**What is needed**
Reproduce exactly, and nothing else, the lines from the one that contains "What TikZ code" through the one that contains "5-13. (a) A". Leave the pictures out.

>> Start Records shown

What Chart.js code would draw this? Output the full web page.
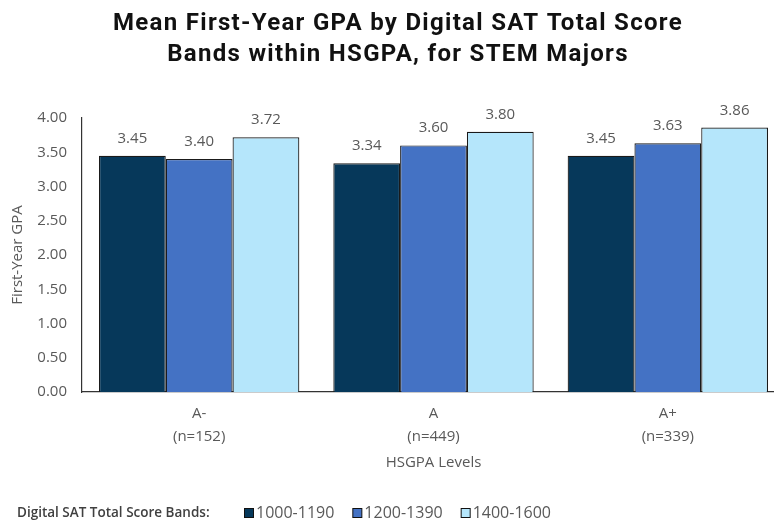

>> End Records shown
>> Start Records shown

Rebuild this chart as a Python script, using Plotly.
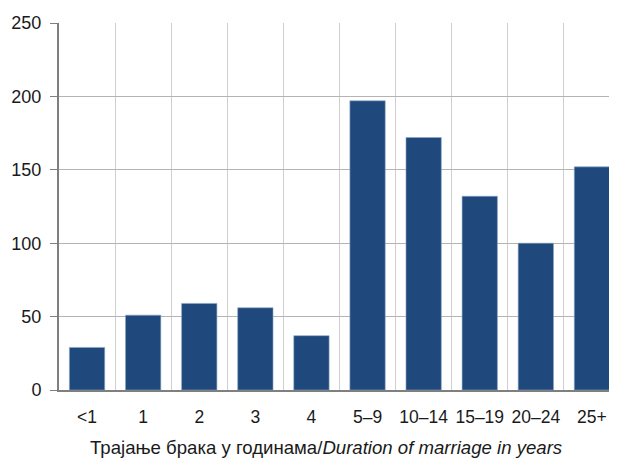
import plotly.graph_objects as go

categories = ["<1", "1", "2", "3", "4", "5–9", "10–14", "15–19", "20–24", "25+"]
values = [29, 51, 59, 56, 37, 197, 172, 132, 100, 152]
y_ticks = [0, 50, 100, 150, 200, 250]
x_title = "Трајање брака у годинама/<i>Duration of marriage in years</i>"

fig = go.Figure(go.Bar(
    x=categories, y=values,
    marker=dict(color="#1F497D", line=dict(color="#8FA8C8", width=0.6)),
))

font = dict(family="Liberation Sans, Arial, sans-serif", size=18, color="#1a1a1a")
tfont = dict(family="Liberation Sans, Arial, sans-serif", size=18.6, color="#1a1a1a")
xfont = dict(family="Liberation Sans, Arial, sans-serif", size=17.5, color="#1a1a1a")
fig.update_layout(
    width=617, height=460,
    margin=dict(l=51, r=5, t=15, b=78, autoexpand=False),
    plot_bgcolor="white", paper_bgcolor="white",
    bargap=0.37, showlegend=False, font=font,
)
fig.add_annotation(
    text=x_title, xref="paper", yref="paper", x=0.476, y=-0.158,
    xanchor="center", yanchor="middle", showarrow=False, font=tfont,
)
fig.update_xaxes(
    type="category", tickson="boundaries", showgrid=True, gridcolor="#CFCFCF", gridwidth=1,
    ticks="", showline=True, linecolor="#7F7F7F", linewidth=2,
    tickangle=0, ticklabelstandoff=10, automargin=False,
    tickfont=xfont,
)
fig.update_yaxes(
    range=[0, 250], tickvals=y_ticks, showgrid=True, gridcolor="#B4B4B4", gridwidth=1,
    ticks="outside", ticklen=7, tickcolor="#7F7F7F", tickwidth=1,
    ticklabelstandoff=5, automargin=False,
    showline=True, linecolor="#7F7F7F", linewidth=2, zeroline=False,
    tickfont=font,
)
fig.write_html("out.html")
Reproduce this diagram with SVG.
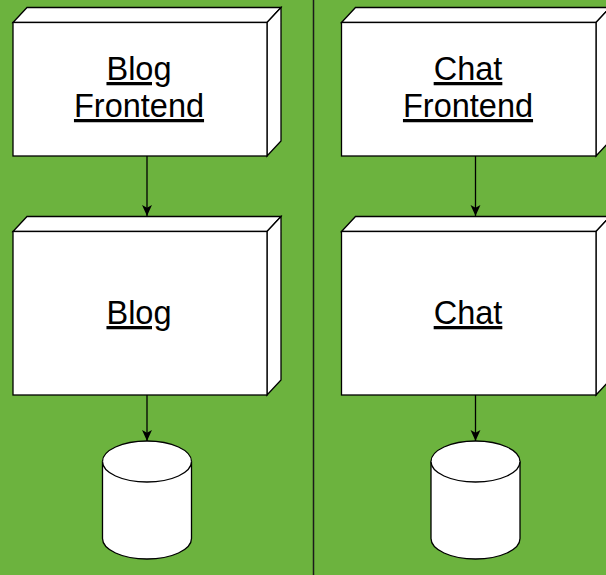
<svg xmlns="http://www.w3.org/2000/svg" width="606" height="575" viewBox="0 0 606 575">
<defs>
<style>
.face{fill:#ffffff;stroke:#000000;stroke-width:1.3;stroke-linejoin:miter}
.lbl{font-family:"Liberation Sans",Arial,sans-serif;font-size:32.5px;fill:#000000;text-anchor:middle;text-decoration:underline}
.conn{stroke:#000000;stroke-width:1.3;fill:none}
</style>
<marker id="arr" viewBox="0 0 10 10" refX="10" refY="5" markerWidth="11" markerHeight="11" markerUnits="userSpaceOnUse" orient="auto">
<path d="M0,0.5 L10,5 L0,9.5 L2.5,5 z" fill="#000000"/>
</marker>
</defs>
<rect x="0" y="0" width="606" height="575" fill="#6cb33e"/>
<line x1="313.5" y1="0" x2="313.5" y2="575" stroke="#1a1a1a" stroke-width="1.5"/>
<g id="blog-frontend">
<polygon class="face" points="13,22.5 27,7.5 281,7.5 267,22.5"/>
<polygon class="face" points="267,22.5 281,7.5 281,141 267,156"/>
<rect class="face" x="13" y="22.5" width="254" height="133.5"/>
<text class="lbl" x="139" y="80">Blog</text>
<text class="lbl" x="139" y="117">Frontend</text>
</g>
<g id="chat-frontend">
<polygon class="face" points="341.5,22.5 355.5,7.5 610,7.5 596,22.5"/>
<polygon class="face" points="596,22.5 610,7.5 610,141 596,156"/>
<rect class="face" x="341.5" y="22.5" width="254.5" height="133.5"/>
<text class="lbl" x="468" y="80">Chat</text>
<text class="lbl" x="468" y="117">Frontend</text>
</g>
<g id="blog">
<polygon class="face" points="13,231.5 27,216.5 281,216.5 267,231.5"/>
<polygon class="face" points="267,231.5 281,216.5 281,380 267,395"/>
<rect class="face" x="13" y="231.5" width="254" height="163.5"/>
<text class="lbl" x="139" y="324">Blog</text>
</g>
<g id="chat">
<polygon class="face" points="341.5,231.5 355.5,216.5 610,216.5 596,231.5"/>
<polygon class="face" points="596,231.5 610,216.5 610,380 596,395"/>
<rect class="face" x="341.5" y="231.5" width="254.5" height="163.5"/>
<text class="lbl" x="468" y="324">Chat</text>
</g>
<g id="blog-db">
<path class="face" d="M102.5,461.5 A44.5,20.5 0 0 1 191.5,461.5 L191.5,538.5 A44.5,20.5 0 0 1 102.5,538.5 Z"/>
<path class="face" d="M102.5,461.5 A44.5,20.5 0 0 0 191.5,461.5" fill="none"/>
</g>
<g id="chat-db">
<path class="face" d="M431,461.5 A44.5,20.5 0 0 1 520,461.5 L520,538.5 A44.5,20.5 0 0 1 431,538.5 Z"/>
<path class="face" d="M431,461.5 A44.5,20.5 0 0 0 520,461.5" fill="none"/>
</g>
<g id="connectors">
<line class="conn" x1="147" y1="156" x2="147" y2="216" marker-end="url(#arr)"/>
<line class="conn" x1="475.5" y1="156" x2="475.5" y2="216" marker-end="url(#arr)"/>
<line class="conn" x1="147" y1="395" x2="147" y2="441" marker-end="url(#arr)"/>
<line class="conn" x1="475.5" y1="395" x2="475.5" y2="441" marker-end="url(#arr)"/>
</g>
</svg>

>> End Records shown
>> Start Records shown

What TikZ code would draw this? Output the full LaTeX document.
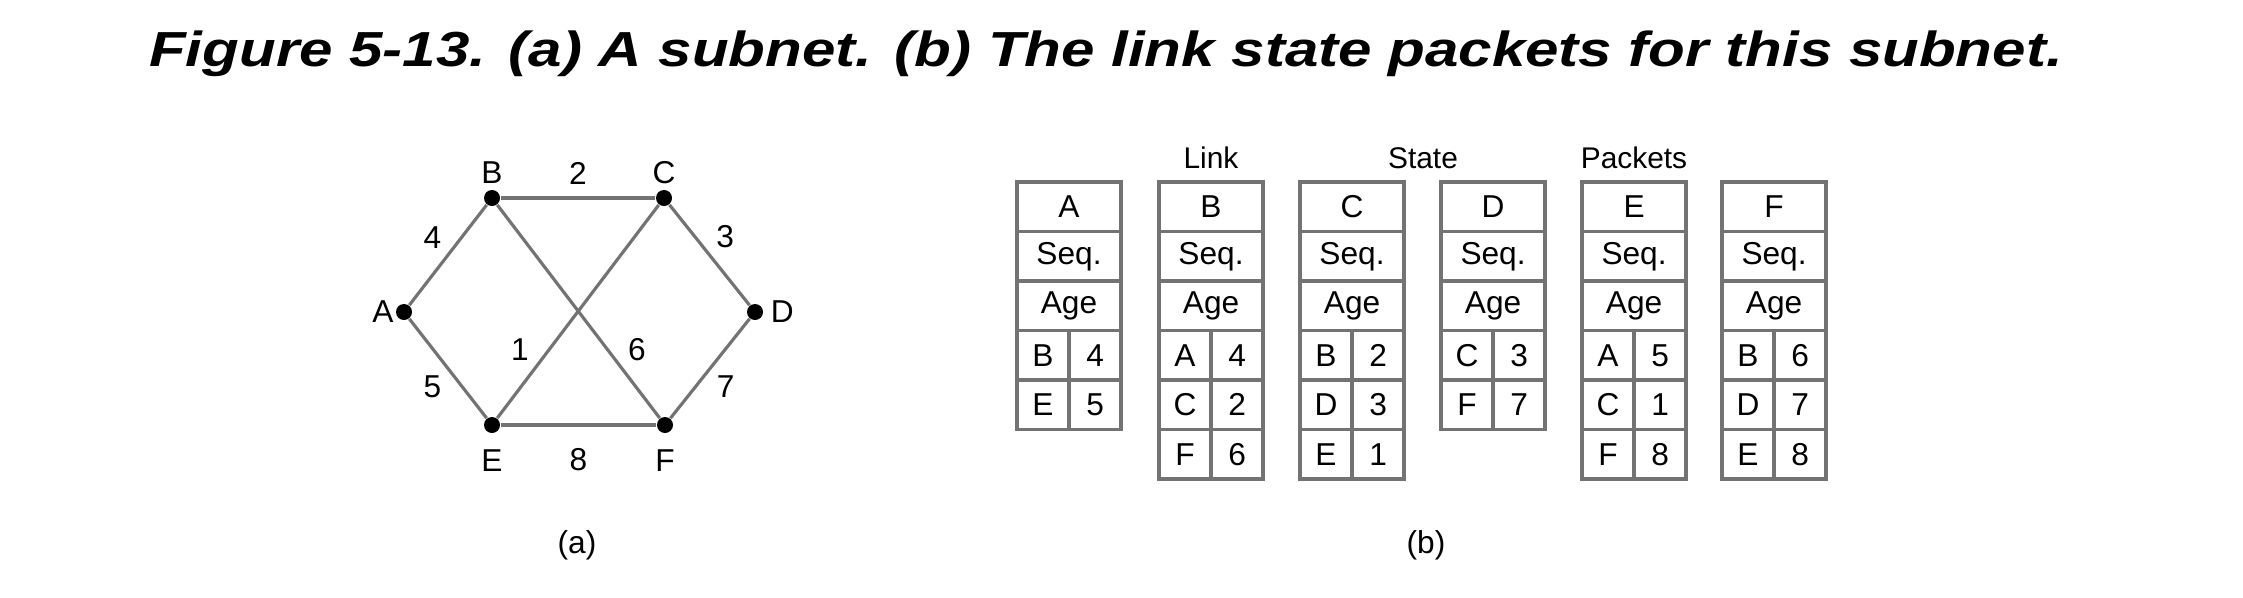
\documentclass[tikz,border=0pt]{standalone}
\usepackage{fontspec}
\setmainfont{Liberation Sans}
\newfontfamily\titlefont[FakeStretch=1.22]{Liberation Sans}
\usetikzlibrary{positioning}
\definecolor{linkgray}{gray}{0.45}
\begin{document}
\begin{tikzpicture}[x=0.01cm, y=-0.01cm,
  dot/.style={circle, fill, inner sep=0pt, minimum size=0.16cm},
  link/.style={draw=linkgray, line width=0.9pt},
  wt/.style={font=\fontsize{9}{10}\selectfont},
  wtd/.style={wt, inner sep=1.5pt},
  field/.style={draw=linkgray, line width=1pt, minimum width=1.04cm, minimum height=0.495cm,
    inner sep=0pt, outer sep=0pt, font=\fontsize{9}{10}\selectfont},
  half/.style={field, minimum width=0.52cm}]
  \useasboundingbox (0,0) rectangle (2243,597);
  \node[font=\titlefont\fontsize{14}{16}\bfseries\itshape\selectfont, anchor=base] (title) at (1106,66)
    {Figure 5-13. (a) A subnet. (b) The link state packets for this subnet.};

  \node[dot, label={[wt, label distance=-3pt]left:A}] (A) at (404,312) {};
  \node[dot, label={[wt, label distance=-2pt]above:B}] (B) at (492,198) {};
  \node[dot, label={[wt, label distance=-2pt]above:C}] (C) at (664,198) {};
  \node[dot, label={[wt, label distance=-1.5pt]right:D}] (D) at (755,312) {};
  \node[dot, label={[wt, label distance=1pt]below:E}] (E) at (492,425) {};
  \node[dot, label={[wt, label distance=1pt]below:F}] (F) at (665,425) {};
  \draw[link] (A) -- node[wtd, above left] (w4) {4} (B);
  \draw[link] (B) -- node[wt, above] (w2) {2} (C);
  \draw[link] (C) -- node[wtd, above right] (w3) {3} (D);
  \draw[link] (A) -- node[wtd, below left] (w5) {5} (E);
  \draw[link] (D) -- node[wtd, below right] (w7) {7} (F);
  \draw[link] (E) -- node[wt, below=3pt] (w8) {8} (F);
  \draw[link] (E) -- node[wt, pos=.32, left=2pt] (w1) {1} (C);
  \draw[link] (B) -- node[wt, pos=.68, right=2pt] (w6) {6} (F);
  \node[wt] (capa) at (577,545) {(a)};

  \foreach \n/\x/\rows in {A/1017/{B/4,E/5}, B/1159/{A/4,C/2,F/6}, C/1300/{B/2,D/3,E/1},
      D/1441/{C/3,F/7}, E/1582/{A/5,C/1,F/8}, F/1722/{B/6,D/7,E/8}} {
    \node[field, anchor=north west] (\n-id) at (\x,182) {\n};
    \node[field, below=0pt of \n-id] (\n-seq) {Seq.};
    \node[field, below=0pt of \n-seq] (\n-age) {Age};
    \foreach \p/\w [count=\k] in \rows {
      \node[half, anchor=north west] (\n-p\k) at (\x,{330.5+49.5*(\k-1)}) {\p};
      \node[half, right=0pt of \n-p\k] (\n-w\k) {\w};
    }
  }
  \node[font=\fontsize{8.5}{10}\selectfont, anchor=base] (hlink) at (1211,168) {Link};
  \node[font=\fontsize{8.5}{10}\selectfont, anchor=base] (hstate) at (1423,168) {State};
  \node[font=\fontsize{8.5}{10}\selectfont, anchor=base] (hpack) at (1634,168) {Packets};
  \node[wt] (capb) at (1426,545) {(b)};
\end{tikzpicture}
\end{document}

>> End Records shown

**Finished answer**
What TikZ code would draw this? Output the full LaTeX document.
\documentclass[tikz,border=0pt]{standalone}
\usepackage{fontspec}
\setmainfont{Liberation Sans}
\newfontfamily\titlefont[FakeStretch=1.22]{Liberation Sans}
\usetikzlibrary{positioning}
\definecolor{linkgray}{gray}{0.45}
\begin{document}
\begin{tikzpicture}[x=0.01cm, y=-0.01cm,
  dot/.style={circle, fill, inner sep=0pt, minimum size=0.16cm},
  link/.style={draw=linkgray, line width=0.9pt},
  wt/.style={font=\fontsize{9}{10}\selectfont},
  wtd/.style={wt, inner sep=1.5pt},
  field/.style={draw=linkgray, line width=1pt, minimum width=1.04cm, minimum height=0.495cm,
    inner sep=0pt, outer sep=0pt, font=\fontsize{9}{10}\selectfont},
  half/.style={field, minimum width=0.52cm}]
  \useasboundingbox (0,0) rectangle (2243,597);
  \node[font=\titlefont\fontsize{14}{16}\bfseries\itshape\selectfont, anchor=base] (title) at (1106,66)
    {Figure 5-13. (a) A subnet. (b) The link state packets for this subnet.};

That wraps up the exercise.